What do you call someone who falls between a “home student” and an “international student”? It’s something I’ve often asked myself; four years ago, I packed up my life, which I’d spent in Finland, and transported it to chilly UK student accommodation. With a Finnish mum, a British dad, a stereotypically English surname and an accent that sounds part Finnish and part British, people have guessed I’m from places as disparate as Kent and Ukraine. But my situation isn’t only puzzling to other people; I’m still undergoing something of a dual culture shock myself.
According to the Higher Education Statistics Agency (Hesa), 13.4% of undergraduates at British universities were non-UK domicile in the academic year 2014-15, with an even higher number among the postgraduate population (38%). University websites and student blogs prepare international students coming to the UK for everything from finding funding to surviving the rainy weather and British politeness; while British students preparing for a year abroad are warned about the difficulties of adjusting to a new environment, or educated about the joys of discovering a new culture.
Missing from these statistics is a diverse group who are neither “home” nor “international” students. Every year, British expats and those with other forms of British heritage – a British parent, for instance – travel to UK universities to experience a part of their cultural background first-hand. We don’t know how many such students there are, as students are classified by country of origin or nationality, not their cultural heritage. However, these undocumented not-quite-international students face some unique experiences and problems that evade their peers.
I got a head start to my freshers’ week with a few days dedicated to international students. Despite having never actually lived in the UK long-term, I couldn’t empathise with my peers who were completely new to the UK. “Been there, done that” was how I felt when my new international friends posted photos of their cream teas on Facebook, or discovered – with a mix of horror and curiosity – the blandness of British food.
But once my UK-domiciled peers arrived, it turned out that I was equally not quite one of them. I was at a loss when everyone reminisced about childhoods filled with Blue Peter – I was more familiar with Postman Pat – and I was well into my first term when I finally realised that the leavers’ hoodies everyone was so proudly sporting were not, in fact, tokens of national level sports club membership.

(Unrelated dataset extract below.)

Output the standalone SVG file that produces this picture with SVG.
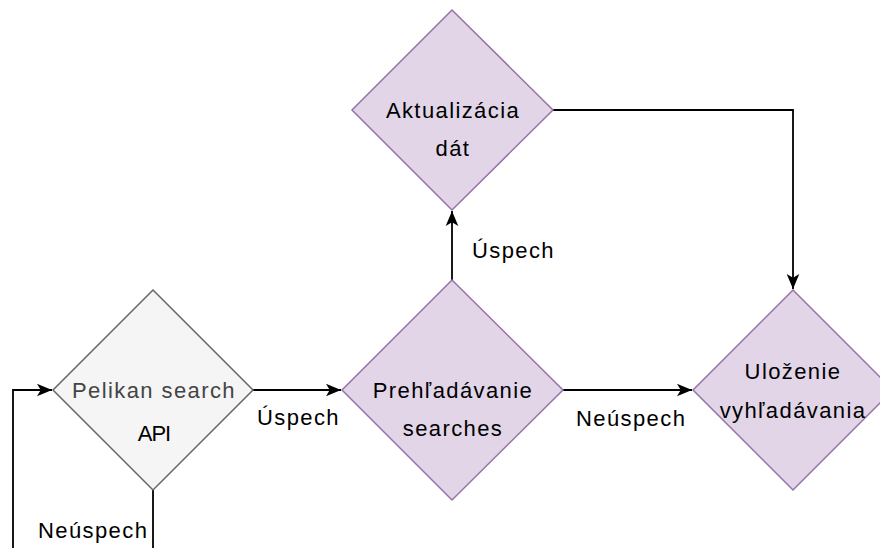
<svg xmlns="http://www.w3.org/2000/svg" width="880" height="548" viewBox="0 0 880 548">
<defs>
<style>
.txt{font-family:"Liberation Sans",Arial,sans-serif;font-size:22px;letter-spacing:1.4px;fill:#000;}
.c{text-anchor:middle;}
.purple{fill:#e1d5e7;stroke:#9673a6;stroke-width:1.5;}
.gray{fill:#f5f5f5;stroke:#666666;stroke-width:1.5;}
.edge{fill:none;stroke:#000;stroke-width:1.8;}
</style>
<marker id="arr" viewBox="0 0 10 10" refX="10" refY="5" markerWidth="15" markerHeight="15" markerUnits="userSpaceOnUse" orient="auto">
<path d="M0,0.8 L10,5 L0,9.2 L2.5,5 Z" fill="#000"/>
</marker>
</defs>
<rect width="880" height="548" fill="#fff"/>
<g id="connectors">
<polyline class="edge" points="13,548 13,390 52,390" marker-end="url(#arr)"/>
<line class="edge" x1="153" y1="490" x2="153" y2="548"/>
<line class="edge" x1="253" y1="390" x2="341" y2="390" marker-end="url(#arr)"/>
<line class="edge" x1="563" y1="390" x2="692" y2="390" marker-end="url(#arr)"/>
<line class="edge" x1="452" y1="280" x2="452" y2="211" marker-end="url(#arr)"/>
<polyline class="edge" points="553,110 793,110 793,289" marker-end="url(#arr)"/>
<text class="txt" x="472" y="258">Úspech</text>
<text class="txt" x="257" y="425">Úspech</text>
<text class="txt" x="576" y="426">Neúspech</text>
<text class="txt" x="38" y="538">Neúspech</text>
</g>
<g id="pelikan">
<polygon class="gray" points="153,290 253,390 153,490 53,390"/>
<text class="txt c" x="154" y="398" style="fill:#444">Pelikan search</text>
<text class="txt c" x="154" y="441" style="letter-spacing:-1px">API</text>
</g>
<g id="prehladavanie">
<polygon class="purple" points="452,280 563,390 452,500 342,390"/>
<text class="txt c" x="453" y="398">Prehľadávanie</text>
<text class="txt c" x="453" y="436">searches</text>
</g>
<g id="aktualizacia">
<polygon class="purple" points="452,10 553,110 452,210 352,110"/>
<text class="txt c" x="453" y="118">Aktualizácia</text>
<text class="txt c" x="453" y="156">dát</text>
</g>
<g id="ulozenie">
<polygon class="purple" points="793,290 893,390 793,490 693,390"/>
<text class="txt c" x="793" y="379">Uloženie</text>
<text class="txt c" x="793" y="418">vyhľadávania</text>
</g>
</svg>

Kate Bulteel, 23, who recently graduated from the University of Cambridge, is half-British on her father’s side and hails from Maine in the US, and recalls similar experiences. “It wasn’t until my third year that I realised that some British families still have a roast every Sunday. I thought it was a quaint, forgotten custom, but it turned out some people still took it totally seriously,” she says. “Likewise with pancake day. Nobody does Mardi Gras in America except in New Orleans – why are Brits so keen?”
It’s not all about culture, though. With student budgets having to meet increasingly high tuition fees, non-UK-domiciled students with a British background find themselves facing extra hurdles. Many expat students are frustrated that their British passports don’t qualify them as home students for fees purposes. Instead, they are classified as international students and are liable for higher fees. At Bristol, for example, a home or EU student will pay £9,000 a year for a science course, while their international peers will be forking up double the sum.
As they’re officially considered as “international”, not-quite-international students are also unlikely to qualify for government-sponsored financial student support, such as tuition fee loans, or for other sources of UK-based funding. The main funding body for non-science courses at postgraduate level, the Arts and Humanities Research Council (AHRC), for instance, requires applicants to be resident in the UK in order to meet the eligibility criteria for a full reward.
That said, there’s more to being not-quite-international than cultural confusion and financial hurdles. The intermediate status of students like Bulteel and me can also bestow upon us the role of a cultural mediator. “The international students all tended to say that the Brits came off cold and not particularly helpful when they were struggling to learn the British system and get more comfortable with English,” says Bulteel. “I felt like a bit of a bridge between the two.” When it comes to making friends, being able to build bridges between groups of fresh-faced students can be pretty useful.